French polls: France may see its first Far-Right govt since World War II

French polls: France may see its first Far-Right govt since World War II

Marine Le Pen’s far-right National Rally (RN) party leaped into a strong lead Sunday in France’s first round of parliamentary elections, bringing the party closer than ever to being able to form a government in round two and dealing a major blow to centrist President Emmanuel Macron and his risky decision to call the surprise polls.

Amid an unusually high voter turnout, the RN bloc secured 35.15 per cent of the vote, while the left-wing New Popular Front (NFP) coalition came second with 27.99 per cent and President Macron’s centrist Ensemble alliance slumped to a third with just 20.76 per cent, according to the final results published by the French Interior Ministry on Monday.

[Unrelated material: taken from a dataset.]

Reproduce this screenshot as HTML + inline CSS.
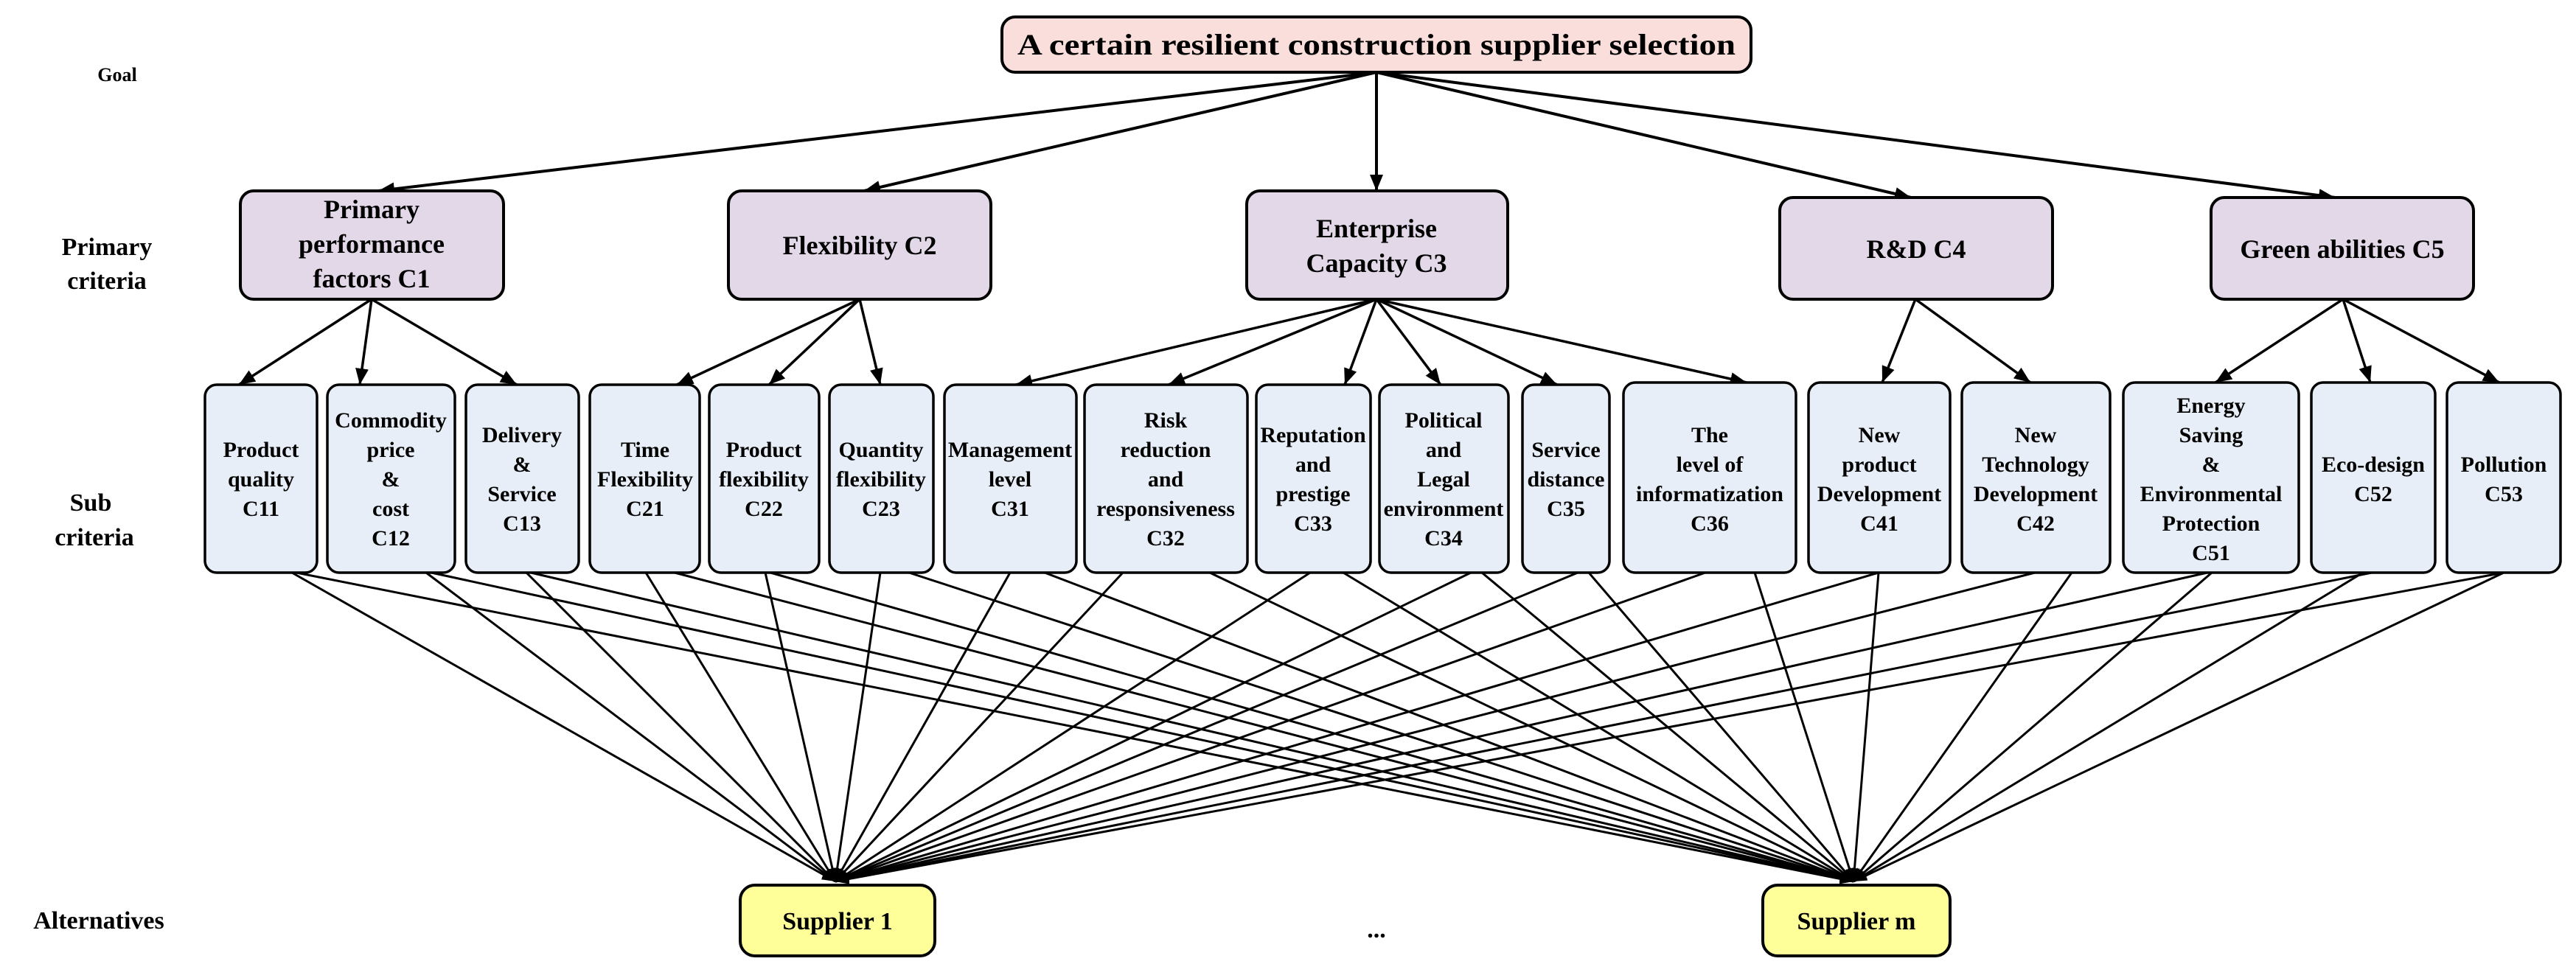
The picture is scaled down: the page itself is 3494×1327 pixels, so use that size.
<!DOCTYPE html>
<html><head><meta charset="utf-8"><style>
html,body{margin:0;padding:0;background:#fff;}
svg{display:block;}
text{font-family:"Liberation Serif",serif;font-weight:bold;fill:#000;}
</style></head><body>
<svg width="3494" height="1327" viewBox="0 0 3494 1327" xmlns="http://www.w3.org/2000/svg">
<defs>
<marker id="ah" markerUnits="userSpaceOnUse" markerWidth="24" markerHeight="18" refX="22" refY="9" orient="auto">
<path d="M0,0 L22,9 L0,18 z" fill="#000"/></marker>
<marker id="ah2" markerUnits="userSpaceOnUse" markerWidth="20" markerHeight="14" refX="18" refY="7" orient="auto">
<path d="M0,0 L18,7 L0,14 z" fill="#000"/></marker>
</defs>

<!-- left labels -->
<text x="159" y="110" font-size="26" text-anchor="middle">Goal</text>
<text x="145" y="346" font-size="34" text-anchor="middle">Primary</text>
<text x="145" y="392" font-size="34" text-anchor="middle">criteria</text>
<text x="123" y="693" font-size="34" text-anchor="middle">Sub</text>
<text x="128" y="740" font-size="34" text-anchor="middle">criteria</text>
<text x="134" y="1260" font-size="34" text-anchor="middle">Alternatives</text>

<!-- goal -->
<rect x="1359" y="23" width="1016" height="75" rx="18" fill="#f9dedb" stroke="#000" stroke-width="4"/>
<text x="1867" y="74" font-size="40" text-anchor="middle" textLength="974" lengthAdjust="spacingAndGlyphs">A certain resilient construction supplier selection</text>

<!-- goal to primary arrows -->
<g stroke="#000" stroke-width="4" fill="none" marker-end="url(#ah)">
<line x1="1867" y1="98" x2="513" y2="259"/>
<line x1="1867" y1="98" x2="1172" y2="259"/>
<line x1="1867" y1="98" x2="1867" y2="259"/>
<line x1="1867" y1="98" x2="2592" y2="268"/>
<line x1="1867" y1="98" x2="3167" y2="268"/>
</g>

<!-- primary boxes -->
<g fill="#e2d8e8" stroke="#000" stroke-width="4">
<rect x="326" y="259" width="357" height="147" rx="18"/>
<rect x="988" y="259" width="356" height="147" rx="18"/>
<rect x="1691" y="259" width="354" height="147" rx="18"/>
<rect x="2414" y="268" width="370" height="138" rx="18"/>
<rect x="2999" y="268" width="356" height="138" rx="18"/>
</g>
<g font-size="36" text-anchor="middle">
<text x="504" y="296">Primary</text>
<text x="504" y="343">performance</text>
<text x="504" y="390">factors C1</text>
<text x="1166" y="345">Flexibility C2</text>
<text x="1867" y="322">Enterprise</text>
<text x="1867" y="369">Capacity C3</text>
<text x="2599" y="350">R&amp;D C4</text>
<text x="3177" y="350">Green abilities C5</text>
</g>

<!-- primary to sub arrows -->
<g stroke="#000" stroke-width="3.5" fill="none" marker-end="url(#ah)">
<line x1="504" y1="406" x2="324" y2="522"/>
<line x1="504" y1="406" x2="488" y2="522"/>
<line x1="504" y1="406" x2="701" y2="522"/>
<line x1="1166" y1="406" x2="918" y2="522"/>
<line x1="1166" y1="406" x2="1043" y2="522"/>
<line x1="1166" y1="406" x2="1194" y2="522"/>
<line x1="1867" y1="406" x2="1378" y2="522"/>
<line x1="1867" y1="406" x2="1585" y2="522"/>
<line x1="1867" y1="406" x2="1824" y2="522"/>
<line x1="1867" y1="406" x2="1954" y2="522"/>
<line x1="1867" y1="406" x2="2112" y2="522"/>
<line x1="1867" y1="406" x2="2369" y2="519"/>
<line x1="2598" y1="406" x2="2553" y2="519"/>
<line x1="2598" y1="406" x2="2754" y2="519"/>
<line x1="3178" y1="406" x2="3005" y2="519"/>
<line x1="3178" y1="406" x2="3215" y2="519"/>
<line x1="3178" y1="406" x2="3390" y2="519"/>
</g>

<!-- sub to supplier lines -->
<g stroke="#000" stroke-width="3" fill="none">
<line x1="396" y1="777" x2="1133" y2="1196" marker-end="url(#ah2)"/><line x1="402" y1="777" x2="2514" y2="1196" marker-end="url(#ah2)"/>
<line x1="578" y1="777" x2="1133" y2="1196" marker-end="url(#ah2)"/><line x1="585" y1="777" x2="2514" y2="1196" marker-end="url(#ah2)"/>
<line x1="714" y1="777" x2="1133" y2="1196" marker-end="url(#ah2)"/><line x1="720" y1="777" x2="2514" y2="1196" marker-end="url(#ah2)"/>
<line x1="876" y1="777" x2="1133" y2="1196" marker-end="url(#ah2)"/><line x1="915" y1="777" x2="2514" y2="1196" marker-end="url(#ah2)"/>
<line x1="1038" y1="777" x2="1133" y2="1196" marker-end="url(#ah2)"/><line x1="1045" y1="777" x2="2514" y2="1196" marker-end="url(#ah2)"/>
<line x1="1194" y1="777" x2="1133" y2="1196" marker-end="url(#ah2)"/><line x1="1233" y1="777" x2="2514" y2="1196" marker-end="url(#ah2)"/>
<line x1="1370" y1="777" x2="1133" y2="1196" marker-end="url(#ah2)"/><line x1="1417" y1="777" x2="2514" y2="1196" marker-end="url(#ah2)"/>
<line x1="1523" y1="777" x2="1133" y2="1196" marker-end="url(#ah2)"/><line x1="1641" y1="777" x2="2514" y2="1196" marker-end="url(#ah2)"/>
<line x1="1777" y1="777" x2="1133" y2="1196" marker-end="url(#ah2)"/><line x1="1822" y1="777" x2="2514" y2="1196" marker-end="url(#ah2)"/>
<line x1="1995" y1="777" x2="1133" y2="1196" marker-end="url(#ah2)"/><line x1="2010" y1="777" x2="2514" y2="1196" marker-end="url(#ah2)"/>
<line x1="2140" y1="777" x2="1133" y2="1196" marker-end="url(#ah2)"/><line x1="2155" y1="777" x2="2514" y2="1196" marker-end="url(#ah2)"/>
<line x1="2313" y1="777" x2="1133" y2="1196" marker-end="url(#ah2)"/><line x1="2380" y1="777" x2="2514" y2="1196" marker-end="url(#ah2)"/>
<line x1="2548" y1="777" x2="1133" y2="1196" marker-end="url(#ah2)"/><line x1="2548" y1="777" x2="2514" y2="1196" marker-end="url(#ah2)"/>
<line x1="2760" y1="777" x2="1133" y2="1196" marker-end="url(#ah2)"/><line x1="2810" y1="777" x2="2514" y2="1196" marker-end="url(#ah2)"/>
<line x1="2994" y1="777" x2="1133" y2="1196" marker-end="url(#ah2)"/><line x1="3000" y1="777" x2="2514" y2="1196" marker-end="url(#ah2)"/>
<line x1="3217" y1="777" x2="1133" y2="1196" marker-end="url(#ah2)"/><line x1="3205" y1="777" x2="2514" y2="1196" marker-end="url(#ah2)"/>
<line x1="3396" y1="777" x2="1133" y2="1196" marker-end="url(#ah2)"/><line x1="3396" y1="777" x2="2514" y2="1196" marker-end="url(#ah2)"/>
</g>

<!-- sub boxes -->
<g fill="#e7eef7" stroke="#000" stroke-width="3.5">
<rect x="278" y="522" width="152" height="255" rx="16"/>
<rect x="444" y="522" width="173" height="255" rx="16"/>
<rect x="632" y="522" width="153" height="255" rx="16"/>
<rect x="800" y="522" width="149" height="255" rx="16"/>
<rect x="962" y="522" width="149" height="255" rx="16"/>
<rect x="1125" y="522" width="141" height="255" rx="16"/>
<rect x="1281" y="522" width="179" height="255" rx="16"/>
<rect x="1471" y="522" width="221" height="255" rx="16"/>
<rect x="1704" y="522" width="155" height="255" rx="16"/>
<rect x="1871" y="522" width="175" height="255" rx="16"/>
<rect x="2065" y="522" width="118" height="255" rx="16"/>
<rect x="2202" y="519" width="234" height="258" rx="16"/>
<rect x="2453" y="519" width="192" height="258" rx="16"/>
<rect x="2661" y="519" width="201" height="258" rx="16"/>
<rect x="2880" y="519" width="238" height="258" rx="16"/>
<rect x="3135" y="519" width="168" height="258" rx="16"/>
<rect x="3319" y="519" width="154" height="258" rx="16"/>
</g>
<g font-size="30" text-anchor="middle">
<text x="354" y="620">Product</text><text x="354" y="660">quality</text><text x="354" y="700">C11</text>
<text x="530" y="580">Commodity</text><text x="530" y="620">price</text><text x="530" y="660">&amp;</text><text x="530" y="700">cost</text><text x="530" y="740">C12</text>
<text x="708" y="600">Delivery</text><text x="708" y="640">&amp;</text><text x="708" y="680">Service</text><text x="708" y="720">C13</text>
<text x="875" y="620">Time</text><text x="875" y="660">Flexibility</text><text x="875" y="700">C21</text>
<text x="1036" y="620">Product</text><text x="1036" y="660">flexibility</text><text x="1036" y="700">C22</text>
<text x="1195" y="620">Quantity</text><text x="1195" y="660">flexibility</text><text x="1195" y="700">C23</text>
<text x="1370" y="620">Management</text><text x="1370" y="660">level</text><text x="1370" y="700">C31</text>
<text x="1581" y="580">Risk</text><text x="1581" y="620">reduction</text><text x="1581" y="660">and</text><text x="1581" y="700">responsiveness</text><text x="1581" y="740">C32</text>
<text x="1781" y="600">Reputation</text><text x="1781" y="640">and</text><text x="1781" y="680">prestige</text><text x="1781" y="720">C33</text>
<text x="1958" y="580">Political</text><text x="1958" y="620">and</text><text x="1958" y="660">Legal</text><text x="1958" y="700">environment</text><text x="1958" y="740">C34</text>
<text x="2124" y="620">Service</text><text x="2124" y="660">distance</text><text x="2124" y="700">C35</text>
<text x="2319" y="600">The</text><text x="2319" y="640">level of</text><text x="2319" y="680">informatization</text><text x="2319" y="720">C36</text>
<text x="2549" y="600">New</text><text x="2549" y="640">product</text><text x="2549" y="680">Development</text><text x="2549" y="720">C41</text>
<text x="2761" y="600">New</text><text x="2761" y="640">Technology</text><text x="2761" y="680">Development</text><text x="2761" y="720">C42</text>
<text x="2999" y="560">Energy</text><text x="2999" y="600">Saving</text><text x="2999" y="640">&amp;</text><text x="2999" y="680">Environmental</text><text x="2999" y="720">Protection</text><text x="2999" y="760">C51</text>
<text x="3219" y="640">Eco-design</text><text x="3219" y="680">C52</text>
<text x="3396" y="640">Pollution</text><text x="3396" y="680">C53</text>
</g>

<!-- suppliers -->
<rect x="1004" y="1201" width="264" height="96" rx="20" fill="#ffff99" stroke="#000" stroke-width="4"/>
<text x="1136" y="1261" font-size="34" text-anchor="middle">Supplier 1</text>
<rect x="2391" y="1201" width="254" height="96" rx="20" fill="#ffff99" stroke="#000" stroke-width="4"/>
<text x="2518" y="1261" font-size="34" text-anchor="middle">Supplier m</text>
<text x="1867" y="1272" font-size="34" text-anchor="middle">...</text>
</svg>
</body></html>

When Macron dissolved France’s National Assembly on June 9 after a defeat at the hands of the RN in French voting for the European Parliament, he had gambled that the party, with its anti-immigration stance and historical links to antisemitism, wouldn’t be able to repeat that success with France’s own fate in the balance.

However, things didn’t work out that way, with French polling agencies projecting that the RN and its allies secured about one-third of the national vote on Sunday. Amid these projections, Macron’s prime minister, Gabriel Attal, warned that France could end up with its first far-right government since World War II, if French voters didn’t come together to prevent that scenario in round two of polling next Sunday.

“The extreme right is at the doors of power,” Prime Minister Attal said, while describing the National Rally’s policy pledges as “disastrous”. He added that in the second-round ballot, “not one vote should go to the National Rally. France does not deserve that.”